A Practical Tip: Recording MIDI Data
I already mentioned that it's possible to synchronize a MIDI controller to the Digitakt, right? And that you could, in theory, opt to send only note data from the controller to the Digitakt?
Well, you can also record external MIDI data into the Digitakt as well. So, if you ever need to lay down a quick track with a lot of melodic contour or variation, remember that it's possible to do that with an external controller—and again, if that controller has its own sequencer or arpeggiator built in, you can easily capture intricate and in-sync information with ease. In some situations, especially whenever you're varying sample pitch as an important musical element, this sure beats using the trig buttons alone to enter notes.
The Takeaway? Try Something New!
Of course, other devices can allow for some pretty gnarly additional tricks with MIDI: the Digitone and Analog Four, for instance, also allow you to create Multi Maps, in which every key on a controller can be mapped to a completely different sound. Some controllers allow you to send a lot of additional information, like CCs—making it possible to play or automate a number of settings other than just pitch and velocity.
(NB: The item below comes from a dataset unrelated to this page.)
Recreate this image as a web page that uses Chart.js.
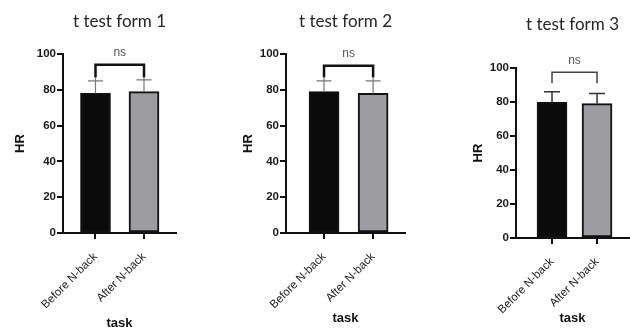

If anything, I think the most important takeaway is this: if you're ever feeling stuck while trying to make music with an electronic instrument, or if you're feeling like you need a fresh perspective, remember that approaching even the most familiar of instruments from a new angle can make a world of difference. By simply giving yourself a new way to interact with an instrument you already know and love, you can start to discover entirely new corners of its capabilities.
And of course, if you're ever looking to get a new instrument altogether, remember that what's on its surface is seldom the extent of what it can do. Electronic instruments are highly customizable, and odds are that if you think about it hard enough, you can probably come up with a way to play any given instrument that no one else has even tried yet.